Not unlike "Attack on Titan," we're thrown into a world on the verge of annihilation where the ones on top are living comfortably and blissfully unaware of their own impending doom. From the first episode, "86" does a great job of slowly building its world, dropping small visual hints at a larger story and a larger conflict. There are plot twists upon plot twists that radically change the face of the war without feeling like huge left turns.

The show mostly accomplishes this by splitting the narrative in half, with most of the episodes of the first season cutting away between Lena and Shin, the leader of the Spearhead Squadron on the front lines. We see beautifully storyboarded action scenes from the Spearhead's perspective before replaying the entire sequence from Lena's side, as she is sitting perfectly still in front of a monitor, observing anonymous dots on a screen disappearing one by one. With this, the show constantly draws attention to its themes of racism and prejudice, showing Lena's luxurious and worry-free life in the city, before immediately cutting to Shin and his comrades on the verge of death, emphazasing the systemic racism that allows kids to be written off as non-human pigs just so the silver-haired people in charge won't have to feel bad about war casualties.

And yet, the animation does make for a very compelling and engaging show, even if the action is not exactly the selling point Bandai Spirits was hoping for when they helped fund the show to push sales for their model kits of the main spider mechs. Studio A-1 Pictures delivers thrilling kinetic action that shows the spider mechs jump and slide around the battlefield like a mechanical Spider-Man, while also cutting to close-ups of the members of Spearhead Squadron to contrast the claustrophobic horror they go through. These are not huge, thick robots like the Gundam, but light aluminum coffins that blow up easily, with guns that run out of ammo and can jam at any time, and the anime is constantly reminding us of that. Indeed, artillery nerds should have a blast examining all the nuances "86" adds to its fighting drones.

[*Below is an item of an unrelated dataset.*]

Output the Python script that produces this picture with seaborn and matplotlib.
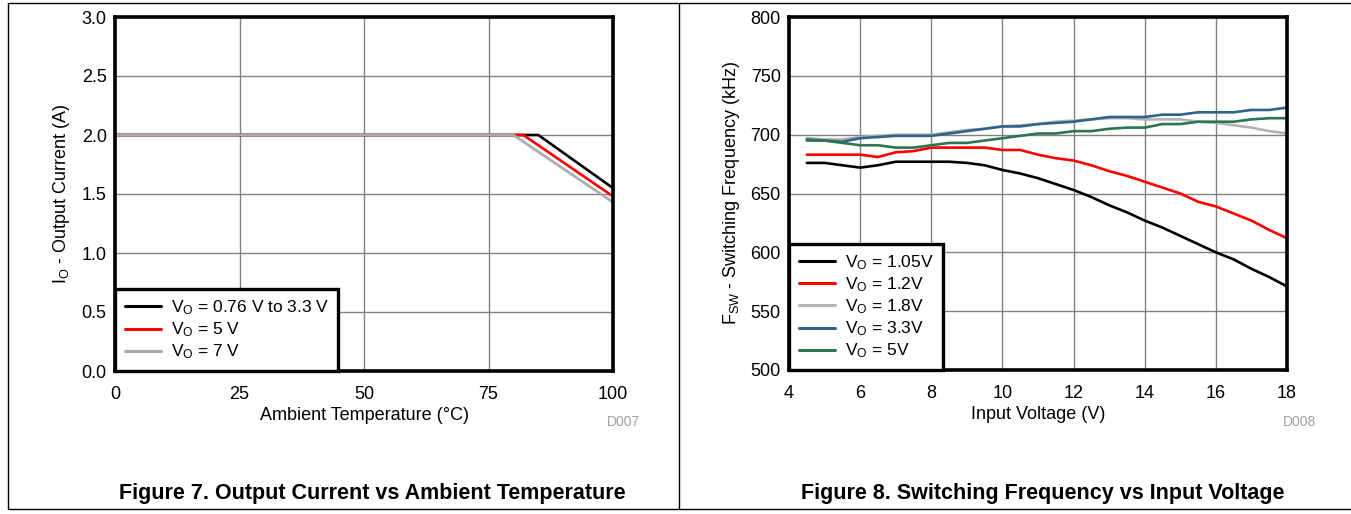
import numpy as np
import pandas as pd
import matplotlib
matplotlib.use('Agg')
import matplotlib.pyplot as plt
from matplotlib.lines import Line2D
import seaborn as sns

# Figure 7 - output current derating
temp_076_33 = [0, 85, 100]
iout_076_33 = [2.0, 2.0, 1.55]
temp_5 = [0, 82, 100]
iout_5 = [2.0, 2.0, 1.48]
temp_7 = [0, 80, 100]
iout_7 = [2.0, 2.0, 1.43]

# Figure 8 - switching frequency vs input voltage
vin = [4.5, 5, 5.5, 6, 6.5, 7, 7.5, 8, 8.5, 9, 9.5, 10, 10.5, 11, 11.5, 12,
       12.5, 13, 13.5, 14, 14.5, 15, 15.5, 16, 16.5, 17, 17.5, 18]
fsw_105 = [676, 676, 674, 672, 674, 677, 677, 677, 677, 676, 674, 670, 667, 663,
           658, 653, 647, 640, 634, 627, 621, 614, 607, 600, 594, 586, 579, 571]
fsw_12 = [683, 683, 683, 683, 681, 685, 686, 689, 689, 689, 689, 687, 687, 683,
          680, 678, 674, 669, 665, 660, 655, 650, 643, 639, 633, 627, 619, 612]
fsw_18 = [697, 696, 696, 698, 699, 700, 700, 700, 702, 704, 705, 707, 708, 709,
          711, 712, 713, 714, 714, 713, 713, 713, 711, 710, 708, 706, 703, 701]
fsw_33 = [695, 695, 694, 697, 698, 699, 699, 699, 701, 703, 705, 707, 707, 709,
          710, 711, 713, 715, 715, 715, 717, 717, 719, 719, 719, 721, 721, 723]
fsw_5 = [696, 695, 693, 691, 691, 689, 689, 691, 693, 693, 695, 697, 699, 701,
         701, 703, 703, 705, 706, 706, 709, 709, 711, 711, 711, 713, 714, 714]

lab7 = [r'V$_\mathrm{O}$ = 0.76 V to 3.3 V', r'V$_\mathrm{O}$ = 5 V', r'V$_\mathrm{O}$ = 7 V']
lab8 = [r'V$_\mathrm{O}$ = 1.05V', r'V$_\mathrm{O}$ = 1.2V', r'V$_\mathrm{O}$ = 1.8V',
        r'V$_\mathrm{O}$ = 3.3V', r'V$_\mathrm{O}$ = 5V']

df7 = pd.concat([
    pd.DataFrame({'T': temp_076_33, 'I': iout_076_33, 'Vo': lab7[0]}),
    pd.DataFrame({'T': temp_5, 'I': iout_5, 'Vo': lab7[1]}),
    pd.DataFrame({'T': temp_7, 'I': iout_7, 'Vo': lab7[2]}),
])
df8 = pd.concat([pd.DataFrame({'Vin': vin, 'F': f, 'Vo': l})
                 for f, l in zip([fsw_105, fsw_12, fsw_18, fsw_33, fsw_5], lab8)])

sns.set_style('white')
plt.rcParams['font.family'] = ['Liberation Sans', 'DejaVu Sans']
plt.rcParams['mathtext.fontset'] = 'custom'
plt.rcParams['mathtext.rm'] = 'Liberation Sans'
plt.rcParams['mathtext.it'] = 'Liberation Sans:italic'
for k in ['text.color', 'axes.labelcolor', 'xtick.color', 'ytick.color']:
    plt.rcParams[k] = 'black'

fs = 13

fig = plt.figure(figsize=(13.51, 5.14), dpi=100)
W, H = 1351, 514
ax1 = fig.add_axes([115 / W, 1 - 371 / H, 498 / W, 354 / H])
ax2 = fig.add_axes([789 / W, 1 - 370 / H, 498 / W, 353 / H])

sns.lineplot(data=df7, x='T', y='I', hue='Vo', hue_order=lab7,
             palette=['black', '#ff0000', '#ababab'], linewidth=1.9, ax=ax1)
sns.lineplot(data=df8, x='Vin', y='F', hue='Vo', hue_order=lab8,
             palette=['black', '#ff0000', '#b4b4b4', '#2f6489', '#2c7550'],
             linewidth=1.9, ax=ax2)

ax1.set_xlim(0, 100)
ax1.set_ylim(0, 3)
ax1.set_xticks([0, 25, 50, 75, 100])
ax1.set_yticks(np.arange(0, 3.01, 0.5))
ax1.set_yticklabels(['%.1f' % v for v in np.arange(0, 3.01, 0.5)])
ax1.set_xlabel('Ambient Temperature (°C)', fontsize=fs, labelpad=3.5)
ax1.set_ylabel(r'I$_\mathrm{O}$ - Output Current (A)', fontsize=fs, labelpad=7)

ax2.set_xlim(4, 18)
ax2.set_ylim(500, 800)
ax2.set_xticks(range(4, 19, 2))
ax2.set_yticks(range(500, 801, 50))
ax2.set_xlabel('Input Voltage (V)', fontsize=fs, labelpad=3.5)
ax2.set_ylabel(r'F$_\mathrm{SW}$ - Switching Frequency (kHz)', fontsize=fs, labelpad=6)

for ax in (ax1, ax2):
    ax.grid(True, color='#808080', linewidth=1)
    ax.set_axisbelow(True)
    ax.tick_params(length=0, labelsize=fs)
    ax.tick_params(axis='x', pad=10.5)
    ax.tick_params(axis='y', pad=6)
    for s in ax.spines.values():
        s.set_visible(True)
        s.set_color('black')
        s.set_linewidth(2.6)
    leg = ax.legend(loc='lower left', borderaxespad=0, fancybox=False, framealpha=1,
                    edgecolor='black', fontsize=12.5, handlelength=2.1, labelspacing=0.2,
                    borderpad=0.55, handletextpad=0.55)
    leg.get_frame().set_linewidth(2.4)
    for h in leg.get_lines():
        h.set_linewidth(2.2)

fig.text(624 / W, 1 - 422 / H, 'D007', color='#a0a0a0', fontsize=10, ha='center', va='center')
fig.text(1300 / W, 1 - 422 / H, 'D008', color='#a0a0a0', fontsize=10, ha='center', va='center')
fig.text(372 / W, 1 - 493 / H, 'Figure 7. Output Current vs Ambient Temperature',
         fontsize=15.5, fontweight='bold', ha='center', va='center')
fig.text(1043 / W, 1 - 493 / H, 'Figure 8. Switching Frequency vs Input Voltage',
         fontsize=15.5, fontweight='bold', ha='center', va='center')

# page frame
fig.add_artist(Line2D([8 / W, 1], [1 - 3 / H, 1 - 3 / H], color='black', lw=1, transform=fig.transFigure))
fig.add_artist(Line2D([8 / W, 1], [1 - 509 / H, 1 - 509 / H], color='black', lw=1, transform=fig.transFigure))
fig.add_artist(Line2D([8 / W, 8 / W], [1 - 509 / H, 1 - 3 / H], color='black', lw=1, transform=fig.transFigure))
fig.add_artist(Line2D([679 / W, 679 / W], [1 - 509 / H, 1 - 3 / H], color='black', lw=1, transform=fig.transFigure))

fig.savefig('out.png', dpi=100)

The action is also aided by an electrifying score by Hiroyuki Sawano, the Hans Zimmer of anime responsible for other badass scores for projects like "Attack on Titan," "Promare," and "Mobile Suit Gundam Unicorn." Where his music can sometimes distract from what is happening on the screen, his score for "86" perfectly follows the rhythm of the story, increasing the tempo along with the action while slowing down during periods of downtime. Though "86" can and does deliver excellent action sequences with surprisingly effective CG animation, it also knows when to slow down and allow absolute silence to take over for dramatic purposes. Shell impacts deafen the battlefield, or the dead quiet before a fight is interrupted by a single cicada reminding us that there is still natural life beyond the death and carnage of battle. This is a slow burn of a show that pays as much attention to its engaging fights as it does to the kids simply being kids before their next assignment.

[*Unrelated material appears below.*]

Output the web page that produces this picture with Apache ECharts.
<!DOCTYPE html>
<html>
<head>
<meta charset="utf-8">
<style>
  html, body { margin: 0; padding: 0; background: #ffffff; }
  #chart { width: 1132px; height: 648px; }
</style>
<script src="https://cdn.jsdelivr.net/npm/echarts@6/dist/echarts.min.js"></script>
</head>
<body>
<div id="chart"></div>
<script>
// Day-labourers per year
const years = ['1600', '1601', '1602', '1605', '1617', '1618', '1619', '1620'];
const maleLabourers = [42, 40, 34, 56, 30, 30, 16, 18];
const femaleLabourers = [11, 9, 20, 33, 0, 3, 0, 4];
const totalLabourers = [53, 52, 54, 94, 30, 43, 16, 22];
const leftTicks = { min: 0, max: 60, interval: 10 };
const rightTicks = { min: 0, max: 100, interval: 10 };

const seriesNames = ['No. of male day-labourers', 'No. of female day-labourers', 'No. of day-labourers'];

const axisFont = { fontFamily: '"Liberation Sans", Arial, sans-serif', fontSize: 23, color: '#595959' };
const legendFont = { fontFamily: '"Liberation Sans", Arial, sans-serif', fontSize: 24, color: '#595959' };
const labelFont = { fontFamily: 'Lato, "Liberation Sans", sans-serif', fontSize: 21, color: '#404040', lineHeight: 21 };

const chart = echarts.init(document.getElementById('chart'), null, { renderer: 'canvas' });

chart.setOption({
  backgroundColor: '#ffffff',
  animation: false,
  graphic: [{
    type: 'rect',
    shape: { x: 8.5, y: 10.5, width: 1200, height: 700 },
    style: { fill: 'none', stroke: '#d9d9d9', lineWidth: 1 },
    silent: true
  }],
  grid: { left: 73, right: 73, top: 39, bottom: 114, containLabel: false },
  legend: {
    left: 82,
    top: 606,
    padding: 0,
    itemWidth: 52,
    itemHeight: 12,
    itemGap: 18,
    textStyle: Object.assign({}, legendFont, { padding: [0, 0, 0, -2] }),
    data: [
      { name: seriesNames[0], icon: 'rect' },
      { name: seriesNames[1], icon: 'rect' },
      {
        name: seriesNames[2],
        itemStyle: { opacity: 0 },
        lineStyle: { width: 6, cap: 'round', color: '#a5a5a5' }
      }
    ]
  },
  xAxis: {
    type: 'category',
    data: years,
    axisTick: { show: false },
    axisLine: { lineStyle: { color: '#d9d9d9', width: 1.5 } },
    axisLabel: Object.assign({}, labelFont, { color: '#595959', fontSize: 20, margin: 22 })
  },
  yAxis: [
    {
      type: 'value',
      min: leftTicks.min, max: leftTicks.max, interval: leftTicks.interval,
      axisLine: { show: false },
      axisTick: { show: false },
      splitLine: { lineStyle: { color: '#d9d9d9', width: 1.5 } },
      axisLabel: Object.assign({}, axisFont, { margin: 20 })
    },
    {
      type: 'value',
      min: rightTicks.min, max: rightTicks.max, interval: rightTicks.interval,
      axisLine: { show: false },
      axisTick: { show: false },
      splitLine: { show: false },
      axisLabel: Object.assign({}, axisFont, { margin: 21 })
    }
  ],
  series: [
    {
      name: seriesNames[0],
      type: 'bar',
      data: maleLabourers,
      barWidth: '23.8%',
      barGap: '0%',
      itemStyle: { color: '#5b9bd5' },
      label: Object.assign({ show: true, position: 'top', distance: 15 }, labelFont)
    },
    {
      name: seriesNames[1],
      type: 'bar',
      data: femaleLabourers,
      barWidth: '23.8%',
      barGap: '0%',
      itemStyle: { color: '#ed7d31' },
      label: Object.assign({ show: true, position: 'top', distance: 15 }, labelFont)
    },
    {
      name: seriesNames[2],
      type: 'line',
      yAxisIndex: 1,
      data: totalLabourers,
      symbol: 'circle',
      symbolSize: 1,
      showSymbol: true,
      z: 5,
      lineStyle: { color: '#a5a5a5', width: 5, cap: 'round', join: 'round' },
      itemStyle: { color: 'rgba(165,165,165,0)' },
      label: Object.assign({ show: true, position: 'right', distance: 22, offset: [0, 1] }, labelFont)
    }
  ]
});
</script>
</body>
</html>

A war story, especially one focused on a single squadron, would not be effective if the audience didn't care for the team, and "86" excels at making you fall for these teens before mercilessly taking them away from us — and even using an emotionally devastating yet handy frame during the opening title sequence to update us on who has died after each episode. Despite a great attention to detail given to many plot twists regarding the enemy drones, the show often pulls back to give the Spearhead Squadron time to just be teens, gossip about their comrades, look at the stars and contemplate the possibility of surviving the war.

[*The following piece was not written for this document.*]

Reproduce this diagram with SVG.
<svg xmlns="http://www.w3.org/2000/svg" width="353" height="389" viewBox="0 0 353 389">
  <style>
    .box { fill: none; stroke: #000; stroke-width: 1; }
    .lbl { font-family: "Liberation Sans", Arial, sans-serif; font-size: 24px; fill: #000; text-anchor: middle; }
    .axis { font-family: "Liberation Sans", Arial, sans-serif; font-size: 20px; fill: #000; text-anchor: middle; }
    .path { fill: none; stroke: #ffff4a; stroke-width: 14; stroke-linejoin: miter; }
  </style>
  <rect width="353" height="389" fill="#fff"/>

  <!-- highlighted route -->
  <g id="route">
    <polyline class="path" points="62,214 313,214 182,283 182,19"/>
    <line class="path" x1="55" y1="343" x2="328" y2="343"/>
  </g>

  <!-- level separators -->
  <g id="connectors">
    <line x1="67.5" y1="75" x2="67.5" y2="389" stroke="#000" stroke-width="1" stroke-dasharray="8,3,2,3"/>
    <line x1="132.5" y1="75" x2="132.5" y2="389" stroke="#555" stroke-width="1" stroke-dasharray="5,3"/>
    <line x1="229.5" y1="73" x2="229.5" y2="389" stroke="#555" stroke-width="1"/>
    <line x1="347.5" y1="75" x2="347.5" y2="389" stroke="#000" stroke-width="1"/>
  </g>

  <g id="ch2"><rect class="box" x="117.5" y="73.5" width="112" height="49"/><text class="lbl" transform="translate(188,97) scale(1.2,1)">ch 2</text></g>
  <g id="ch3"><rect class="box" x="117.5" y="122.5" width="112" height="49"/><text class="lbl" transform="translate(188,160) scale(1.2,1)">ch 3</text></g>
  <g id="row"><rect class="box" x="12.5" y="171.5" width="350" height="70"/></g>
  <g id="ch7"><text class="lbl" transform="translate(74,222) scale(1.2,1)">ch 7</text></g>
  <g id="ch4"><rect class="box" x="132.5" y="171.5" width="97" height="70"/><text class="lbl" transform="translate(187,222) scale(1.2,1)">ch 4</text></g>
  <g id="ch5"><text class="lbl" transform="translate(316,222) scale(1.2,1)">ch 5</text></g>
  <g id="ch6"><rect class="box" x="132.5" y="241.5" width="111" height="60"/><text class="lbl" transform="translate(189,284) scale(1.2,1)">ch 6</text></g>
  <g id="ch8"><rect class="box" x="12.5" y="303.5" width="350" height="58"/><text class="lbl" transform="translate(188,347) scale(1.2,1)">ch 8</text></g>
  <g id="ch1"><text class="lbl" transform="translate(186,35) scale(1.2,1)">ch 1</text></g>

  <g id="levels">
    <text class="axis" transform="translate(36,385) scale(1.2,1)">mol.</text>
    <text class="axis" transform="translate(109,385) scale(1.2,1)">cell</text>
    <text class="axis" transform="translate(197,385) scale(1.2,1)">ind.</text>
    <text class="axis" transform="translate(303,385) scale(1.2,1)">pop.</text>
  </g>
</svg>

What It Brings to the Conversation

Though the action sequences are thrilling, "86" never stops reminding you that you're watching child soldiers being sent to die by a nation that wants to exterminate them out of sheer racism. Whether it's plot developments about the status of the 86 within the Republic, or something as simply as calling out the audience for not remembering the characters' names, the anime is constantly reminding you of the fact that yes, you can and should enjoy the cool fights, but you should not take it for granted and forget the gravitas of the situation. Erich Maria Remarque's "All Quiet on the Western Front" is name-dropped in one episode, and that novels' influence can be felt throughout the anime, both in terms of the pain that these soldiers are going through on the battlefield, but also their experience outside of it. Yes, the show has as much subtlety as a sledgehammer, but it works because the show keeps doubling down on its themes.

And yet, as painfully unsubtle as the show is when it comes to its portrayal of segregation and systematic racism — the prejudice-conditioned citizens of the Republic are literally all white or silver-haired, while everyone else is considered non-human swine — the show doesn't rely on, say, armbands with star symbols on them to evoke problematic imagery. Instead, "86" is less interested in showing overtly racist commanders than it is on showing how people can sympathize with the oppressed, yet do absolutely nothing to stop it or speak out against it because they think it is pointless.

But where "86" shines brightest is in its calling out Lena for her privilege and white savior narrative. Unlike "Code Geass" and Suzaku, who tried to change the system from within and did not realize how he was becoming part of the problem, the Spearhead Squaron doesn't take Lena's niceties at face value. She may be the first commander who has taken an interest in their well-being and who feels genuinely sad when one of them dies, but at the end of the day she is still sitting safely in a fortress, watching dots on a screen do all the fighting. The season's most poignant moment comes when a member of the Spearhead unit lashes out at Lena for showing fake sadness over the death of a soldier even as she never even learned the names of the soldiers fighting for her, calling them by their monickers like every other commander before her, whether they were sympathetic to the 86 or not. Lena's arc is not as much about confronting or tearing down the system and becoming a white savior, but learning how her privilege can help the 86, even if she still acknowledges that she hasn't and will not step foot on the actual battlefield.

Why Non-Anime Fans Should Check It Out

Many war stories have played out the "faceless army is actually made up of people" angle, like "Ender's Game," but what sets "86" apart is that it knows when to deliver stunning action and an ever-evolving story while still calling out all the problems with those type of stories. What at first may seem like a rather problematic and dull premise quickly evolves into one of the most complex, fascinating and poignant war tales in the last few years, and one of the best anime of the year.

Watch This If You Like: "Code Geass," "Attack on Titan," "Ender's Game."

"86 Eighty-Six" is streaming on Crunchyroll.